*STATED EXERCISE*. Scan the records and identify every line in which the string "that" occurs, then return those lines.

*DATA PROVIDED*.

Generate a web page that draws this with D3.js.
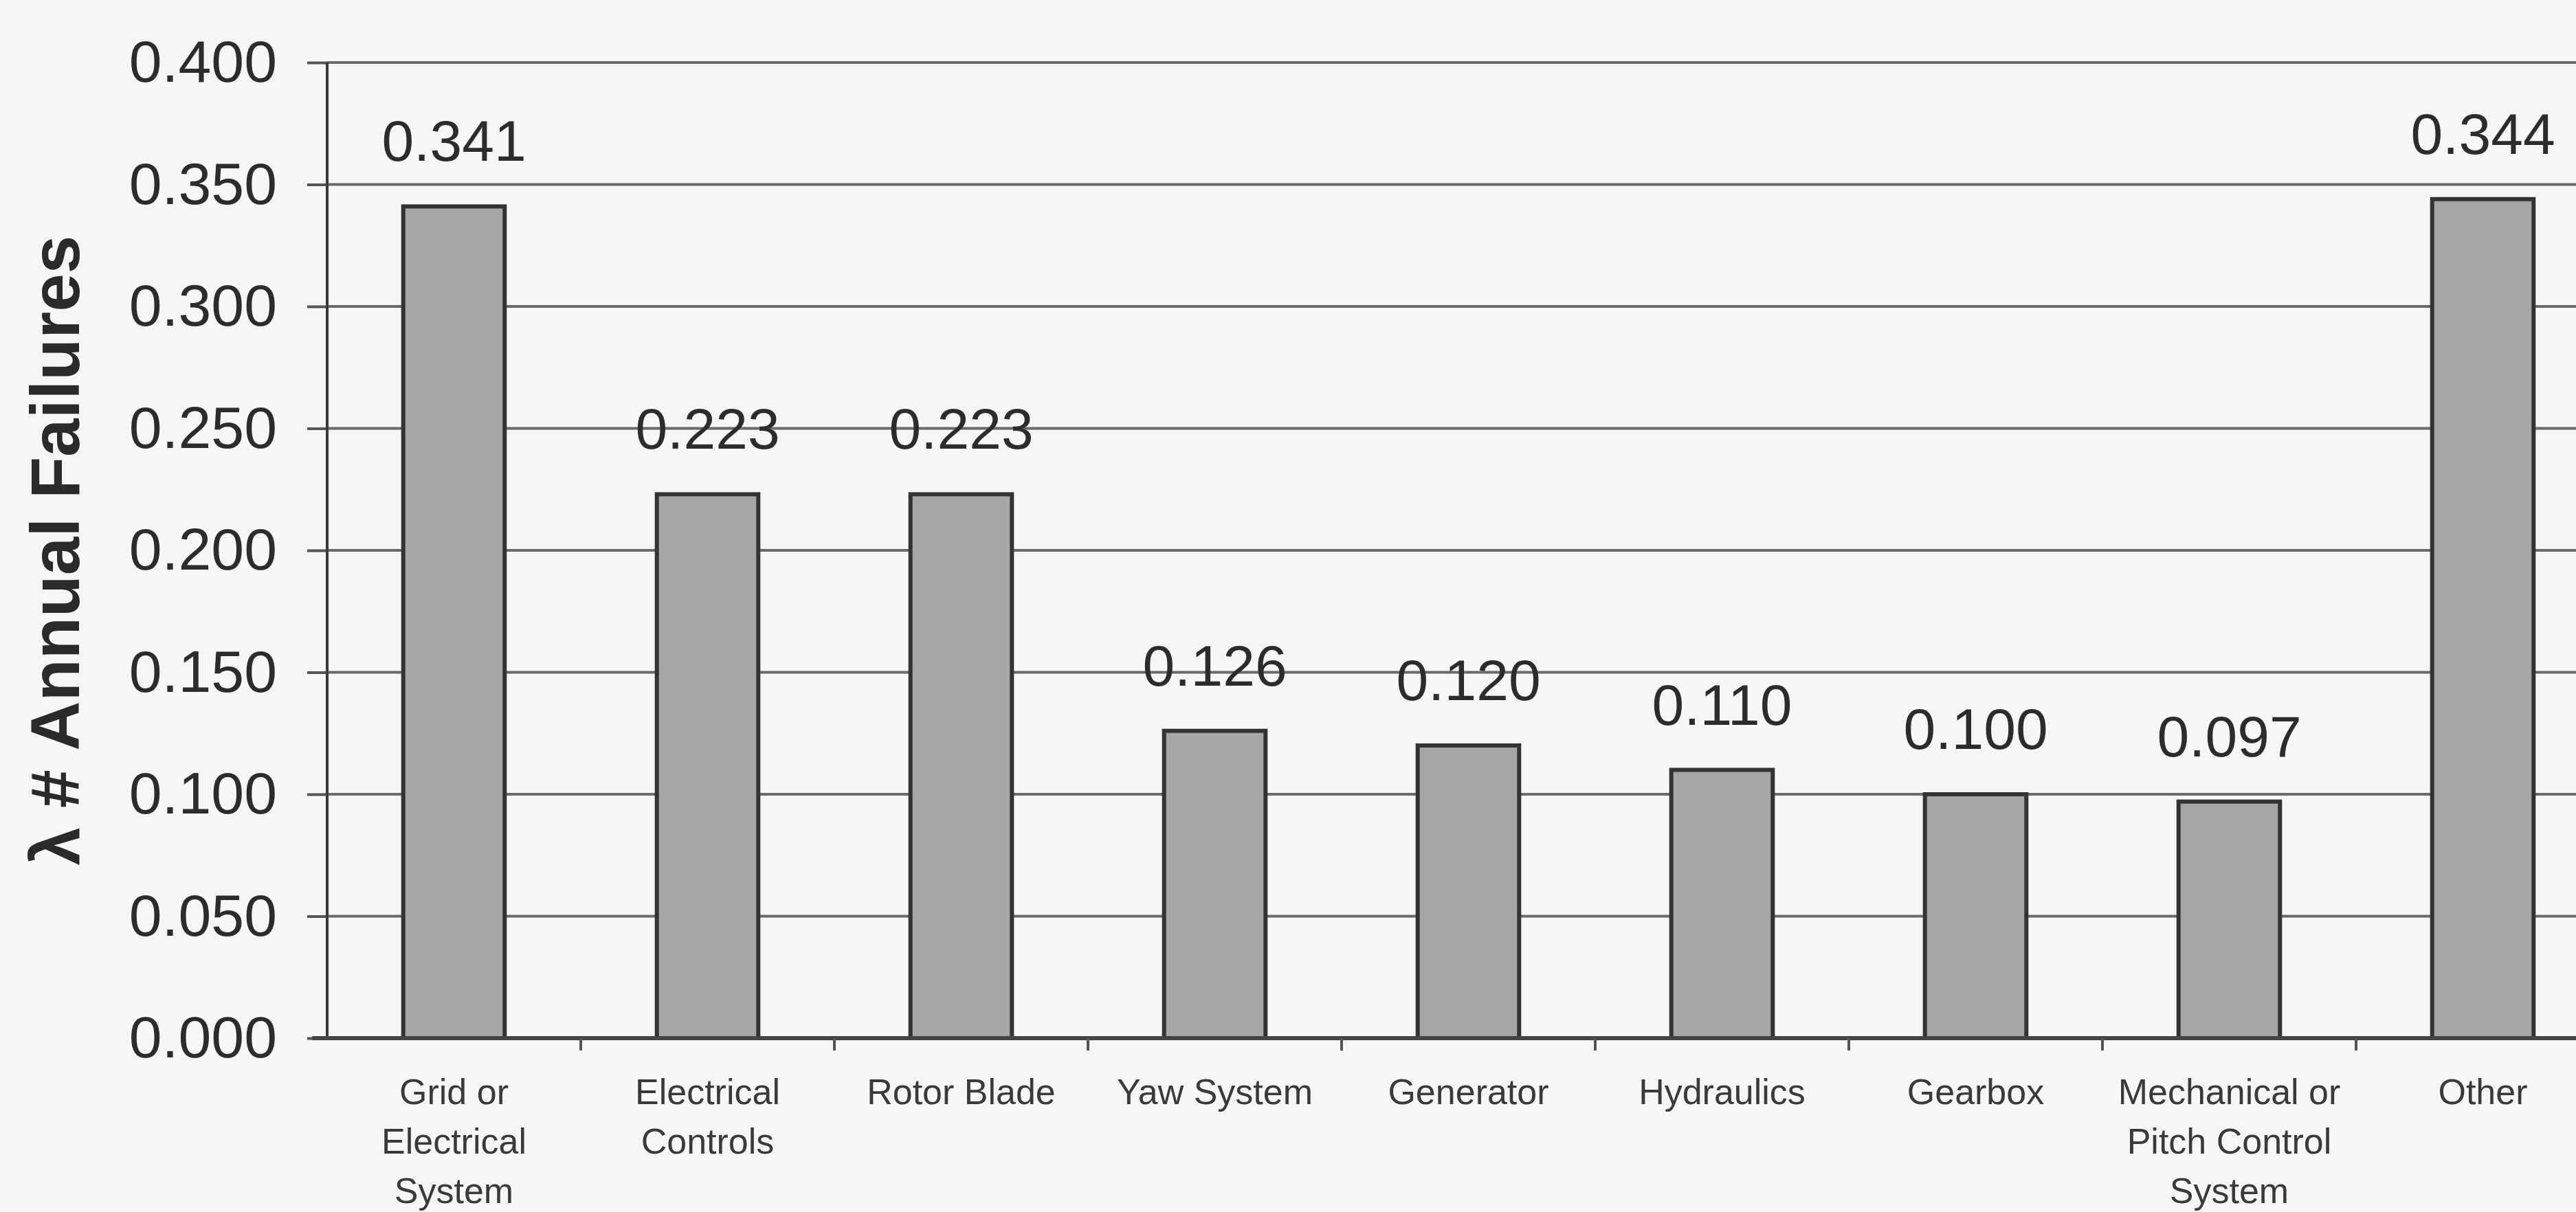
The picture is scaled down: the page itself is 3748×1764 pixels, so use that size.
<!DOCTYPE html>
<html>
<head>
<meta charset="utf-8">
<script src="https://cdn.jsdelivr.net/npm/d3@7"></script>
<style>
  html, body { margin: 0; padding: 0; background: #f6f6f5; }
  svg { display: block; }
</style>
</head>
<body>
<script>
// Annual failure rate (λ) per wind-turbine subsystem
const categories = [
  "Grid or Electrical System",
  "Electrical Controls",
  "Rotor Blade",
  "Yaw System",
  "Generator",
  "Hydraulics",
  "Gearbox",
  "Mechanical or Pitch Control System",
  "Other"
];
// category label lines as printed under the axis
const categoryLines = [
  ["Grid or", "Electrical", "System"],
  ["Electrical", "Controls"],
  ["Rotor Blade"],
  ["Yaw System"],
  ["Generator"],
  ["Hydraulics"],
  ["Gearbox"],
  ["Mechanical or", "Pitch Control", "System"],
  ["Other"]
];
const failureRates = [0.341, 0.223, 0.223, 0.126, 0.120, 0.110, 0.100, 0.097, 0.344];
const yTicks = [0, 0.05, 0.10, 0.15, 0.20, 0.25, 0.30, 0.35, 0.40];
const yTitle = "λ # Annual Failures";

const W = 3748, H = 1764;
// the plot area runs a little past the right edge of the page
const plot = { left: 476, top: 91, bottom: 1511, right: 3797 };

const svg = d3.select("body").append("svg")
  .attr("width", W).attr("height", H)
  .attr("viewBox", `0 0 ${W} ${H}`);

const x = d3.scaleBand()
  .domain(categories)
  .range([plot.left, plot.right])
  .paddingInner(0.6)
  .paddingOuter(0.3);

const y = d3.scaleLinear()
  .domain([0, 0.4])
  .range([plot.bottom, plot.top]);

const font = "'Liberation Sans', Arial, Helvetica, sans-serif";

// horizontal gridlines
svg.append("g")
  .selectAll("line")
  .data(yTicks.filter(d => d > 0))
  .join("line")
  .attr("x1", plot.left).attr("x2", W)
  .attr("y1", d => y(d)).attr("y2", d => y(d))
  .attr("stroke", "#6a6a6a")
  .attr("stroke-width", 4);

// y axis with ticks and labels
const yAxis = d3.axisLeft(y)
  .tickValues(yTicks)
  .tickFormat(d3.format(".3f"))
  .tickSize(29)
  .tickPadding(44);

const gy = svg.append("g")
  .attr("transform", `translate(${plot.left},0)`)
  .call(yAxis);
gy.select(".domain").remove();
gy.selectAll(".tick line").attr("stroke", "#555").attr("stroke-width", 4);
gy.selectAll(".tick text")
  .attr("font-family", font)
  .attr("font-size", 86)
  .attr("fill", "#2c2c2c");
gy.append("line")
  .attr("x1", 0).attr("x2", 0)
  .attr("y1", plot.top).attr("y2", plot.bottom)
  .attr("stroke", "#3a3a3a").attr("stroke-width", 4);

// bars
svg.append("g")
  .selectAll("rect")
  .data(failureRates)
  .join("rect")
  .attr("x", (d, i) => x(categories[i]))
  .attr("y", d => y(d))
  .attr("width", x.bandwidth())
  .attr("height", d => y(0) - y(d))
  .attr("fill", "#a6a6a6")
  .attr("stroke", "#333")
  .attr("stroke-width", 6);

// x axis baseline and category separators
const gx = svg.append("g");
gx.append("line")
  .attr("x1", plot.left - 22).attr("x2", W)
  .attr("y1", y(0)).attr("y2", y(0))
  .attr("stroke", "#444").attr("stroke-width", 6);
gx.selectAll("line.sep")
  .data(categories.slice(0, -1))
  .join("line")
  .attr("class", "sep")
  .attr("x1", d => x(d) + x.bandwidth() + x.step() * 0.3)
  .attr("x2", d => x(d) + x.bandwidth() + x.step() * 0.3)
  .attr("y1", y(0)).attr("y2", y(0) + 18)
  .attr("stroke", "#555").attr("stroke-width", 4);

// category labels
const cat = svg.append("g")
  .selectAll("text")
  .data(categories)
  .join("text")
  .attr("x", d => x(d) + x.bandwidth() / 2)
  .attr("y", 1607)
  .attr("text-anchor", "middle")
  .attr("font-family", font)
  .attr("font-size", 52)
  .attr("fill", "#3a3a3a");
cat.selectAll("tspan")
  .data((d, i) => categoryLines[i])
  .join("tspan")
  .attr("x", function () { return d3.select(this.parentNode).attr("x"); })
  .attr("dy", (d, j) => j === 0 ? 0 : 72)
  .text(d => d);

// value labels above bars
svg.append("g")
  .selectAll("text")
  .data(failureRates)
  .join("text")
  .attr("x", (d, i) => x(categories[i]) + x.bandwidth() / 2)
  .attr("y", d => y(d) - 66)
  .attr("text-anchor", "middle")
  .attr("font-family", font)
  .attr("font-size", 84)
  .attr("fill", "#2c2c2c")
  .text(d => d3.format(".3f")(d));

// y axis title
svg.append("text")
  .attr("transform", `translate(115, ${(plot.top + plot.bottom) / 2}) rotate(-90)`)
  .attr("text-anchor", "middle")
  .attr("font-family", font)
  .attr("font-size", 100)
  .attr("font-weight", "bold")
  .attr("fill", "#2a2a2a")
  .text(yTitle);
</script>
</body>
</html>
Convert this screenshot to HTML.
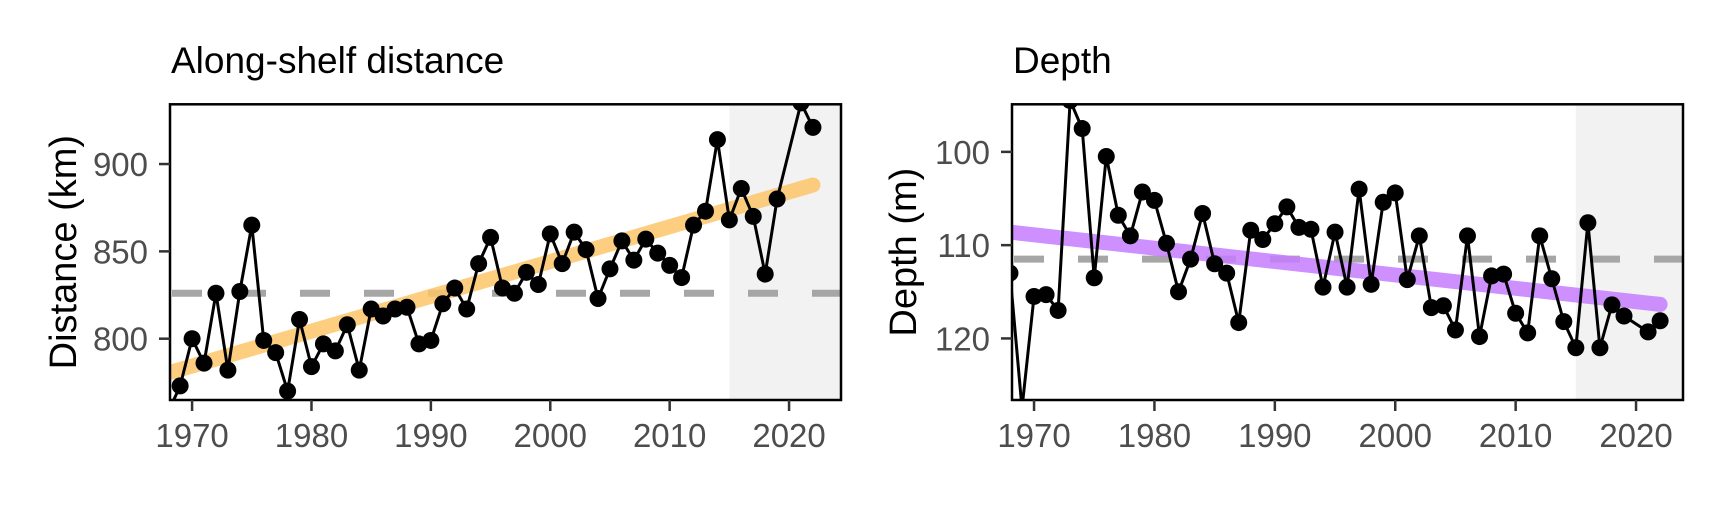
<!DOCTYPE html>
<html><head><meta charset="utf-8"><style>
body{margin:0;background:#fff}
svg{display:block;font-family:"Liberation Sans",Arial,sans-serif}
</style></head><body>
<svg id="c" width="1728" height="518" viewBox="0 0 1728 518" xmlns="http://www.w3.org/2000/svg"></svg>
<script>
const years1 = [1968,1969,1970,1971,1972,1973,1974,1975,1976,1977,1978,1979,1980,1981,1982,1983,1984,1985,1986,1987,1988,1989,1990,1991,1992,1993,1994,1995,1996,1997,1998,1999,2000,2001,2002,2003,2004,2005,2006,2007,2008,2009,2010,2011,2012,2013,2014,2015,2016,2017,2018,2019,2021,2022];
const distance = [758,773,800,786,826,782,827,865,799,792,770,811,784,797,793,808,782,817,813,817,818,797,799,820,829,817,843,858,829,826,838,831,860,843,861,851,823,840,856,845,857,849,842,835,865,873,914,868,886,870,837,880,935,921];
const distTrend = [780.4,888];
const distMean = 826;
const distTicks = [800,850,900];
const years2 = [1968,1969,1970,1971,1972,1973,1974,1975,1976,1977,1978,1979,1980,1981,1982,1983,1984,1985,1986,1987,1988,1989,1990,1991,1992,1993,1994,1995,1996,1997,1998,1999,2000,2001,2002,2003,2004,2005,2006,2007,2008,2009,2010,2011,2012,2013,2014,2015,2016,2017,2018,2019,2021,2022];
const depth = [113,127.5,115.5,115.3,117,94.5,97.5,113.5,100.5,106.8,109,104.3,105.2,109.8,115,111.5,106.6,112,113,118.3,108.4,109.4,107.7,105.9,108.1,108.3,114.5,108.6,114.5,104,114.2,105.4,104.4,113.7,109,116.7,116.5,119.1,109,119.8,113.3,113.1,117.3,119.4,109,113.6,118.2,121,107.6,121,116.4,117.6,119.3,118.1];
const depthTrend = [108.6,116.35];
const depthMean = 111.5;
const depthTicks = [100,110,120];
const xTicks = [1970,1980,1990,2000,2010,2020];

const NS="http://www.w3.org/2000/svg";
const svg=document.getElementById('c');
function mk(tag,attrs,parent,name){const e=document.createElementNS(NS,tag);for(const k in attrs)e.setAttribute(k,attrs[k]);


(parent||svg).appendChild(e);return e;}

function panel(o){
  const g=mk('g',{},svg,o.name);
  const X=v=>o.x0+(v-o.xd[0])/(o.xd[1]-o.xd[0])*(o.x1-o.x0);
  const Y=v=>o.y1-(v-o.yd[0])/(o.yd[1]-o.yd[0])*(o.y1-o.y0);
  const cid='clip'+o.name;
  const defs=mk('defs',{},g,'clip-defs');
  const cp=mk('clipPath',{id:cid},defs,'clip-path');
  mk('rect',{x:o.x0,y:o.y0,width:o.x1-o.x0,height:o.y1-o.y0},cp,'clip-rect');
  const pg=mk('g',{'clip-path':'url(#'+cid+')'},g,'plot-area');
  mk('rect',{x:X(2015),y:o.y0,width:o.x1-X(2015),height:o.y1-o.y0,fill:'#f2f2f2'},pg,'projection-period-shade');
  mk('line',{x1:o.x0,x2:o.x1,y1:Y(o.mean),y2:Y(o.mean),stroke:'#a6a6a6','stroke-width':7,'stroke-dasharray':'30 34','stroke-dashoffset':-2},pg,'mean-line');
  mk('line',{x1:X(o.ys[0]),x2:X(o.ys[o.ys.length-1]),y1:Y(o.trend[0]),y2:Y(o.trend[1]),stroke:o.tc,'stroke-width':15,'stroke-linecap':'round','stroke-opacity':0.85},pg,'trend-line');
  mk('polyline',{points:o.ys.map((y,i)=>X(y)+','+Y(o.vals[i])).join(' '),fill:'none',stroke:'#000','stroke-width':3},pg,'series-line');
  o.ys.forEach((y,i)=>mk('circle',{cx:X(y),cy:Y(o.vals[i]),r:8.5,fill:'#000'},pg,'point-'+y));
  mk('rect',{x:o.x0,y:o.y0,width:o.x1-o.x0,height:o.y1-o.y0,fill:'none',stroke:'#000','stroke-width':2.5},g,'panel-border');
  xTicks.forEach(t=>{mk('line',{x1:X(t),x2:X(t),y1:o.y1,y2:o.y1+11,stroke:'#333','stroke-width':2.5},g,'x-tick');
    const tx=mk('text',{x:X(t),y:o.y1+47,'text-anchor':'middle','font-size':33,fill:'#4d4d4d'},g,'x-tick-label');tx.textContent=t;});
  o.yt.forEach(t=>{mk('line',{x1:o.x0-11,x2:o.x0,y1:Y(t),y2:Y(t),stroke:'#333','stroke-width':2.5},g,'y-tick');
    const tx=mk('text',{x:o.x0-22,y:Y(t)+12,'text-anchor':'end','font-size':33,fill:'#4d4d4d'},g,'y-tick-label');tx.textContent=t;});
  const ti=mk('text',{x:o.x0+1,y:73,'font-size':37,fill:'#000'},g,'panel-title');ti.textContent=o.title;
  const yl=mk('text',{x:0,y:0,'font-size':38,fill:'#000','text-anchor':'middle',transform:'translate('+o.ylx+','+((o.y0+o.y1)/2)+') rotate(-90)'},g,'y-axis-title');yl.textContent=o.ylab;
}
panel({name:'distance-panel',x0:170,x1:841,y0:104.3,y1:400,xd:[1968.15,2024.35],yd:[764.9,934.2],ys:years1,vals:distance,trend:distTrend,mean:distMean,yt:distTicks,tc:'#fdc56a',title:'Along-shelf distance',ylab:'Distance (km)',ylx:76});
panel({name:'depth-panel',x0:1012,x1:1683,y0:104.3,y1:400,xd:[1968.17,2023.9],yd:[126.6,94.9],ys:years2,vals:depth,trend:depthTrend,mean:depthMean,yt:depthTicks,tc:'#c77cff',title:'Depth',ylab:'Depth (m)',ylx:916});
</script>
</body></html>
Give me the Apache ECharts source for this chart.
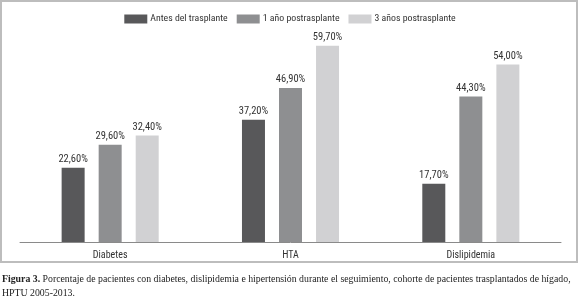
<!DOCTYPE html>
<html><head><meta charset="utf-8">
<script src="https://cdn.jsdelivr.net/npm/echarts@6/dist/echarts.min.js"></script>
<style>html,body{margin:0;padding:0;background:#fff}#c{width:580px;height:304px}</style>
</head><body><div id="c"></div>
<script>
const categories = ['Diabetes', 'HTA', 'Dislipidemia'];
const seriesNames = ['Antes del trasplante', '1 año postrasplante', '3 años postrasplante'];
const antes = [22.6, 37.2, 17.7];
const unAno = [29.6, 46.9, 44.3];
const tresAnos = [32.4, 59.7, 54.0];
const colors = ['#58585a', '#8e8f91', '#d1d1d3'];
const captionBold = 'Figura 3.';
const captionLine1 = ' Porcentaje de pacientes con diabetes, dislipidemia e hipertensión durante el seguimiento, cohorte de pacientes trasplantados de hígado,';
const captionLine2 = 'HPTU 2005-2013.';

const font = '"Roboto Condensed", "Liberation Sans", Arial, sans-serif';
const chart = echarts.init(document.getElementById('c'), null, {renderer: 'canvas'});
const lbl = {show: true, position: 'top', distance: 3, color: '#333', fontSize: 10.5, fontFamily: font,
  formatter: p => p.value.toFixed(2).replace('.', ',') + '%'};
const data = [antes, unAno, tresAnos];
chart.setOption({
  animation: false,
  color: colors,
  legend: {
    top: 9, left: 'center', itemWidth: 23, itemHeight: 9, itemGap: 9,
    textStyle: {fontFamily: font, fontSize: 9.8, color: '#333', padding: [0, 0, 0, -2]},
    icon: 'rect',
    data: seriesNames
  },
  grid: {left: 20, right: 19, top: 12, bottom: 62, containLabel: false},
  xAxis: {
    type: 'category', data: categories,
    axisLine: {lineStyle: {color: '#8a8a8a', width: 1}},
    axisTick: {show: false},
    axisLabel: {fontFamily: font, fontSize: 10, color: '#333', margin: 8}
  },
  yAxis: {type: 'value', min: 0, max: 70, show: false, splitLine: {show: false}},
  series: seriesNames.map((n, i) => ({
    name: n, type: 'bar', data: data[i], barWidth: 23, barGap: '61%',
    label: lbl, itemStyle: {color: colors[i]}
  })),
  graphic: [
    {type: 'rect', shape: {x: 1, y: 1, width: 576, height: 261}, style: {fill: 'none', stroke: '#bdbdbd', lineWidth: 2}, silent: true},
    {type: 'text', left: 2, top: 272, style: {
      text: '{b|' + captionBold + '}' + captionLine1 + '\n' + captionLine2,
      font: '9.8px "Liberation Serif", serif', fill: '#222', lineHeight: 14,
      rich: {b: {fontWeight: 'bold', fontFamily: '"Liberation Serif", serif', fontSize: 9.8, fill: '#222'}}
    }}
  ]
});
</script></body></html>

*REPLY*.
Generate a web page that draws this with D3.js.
The picture is scaled down: the page itself is 3748×1764 pixels, so use that size.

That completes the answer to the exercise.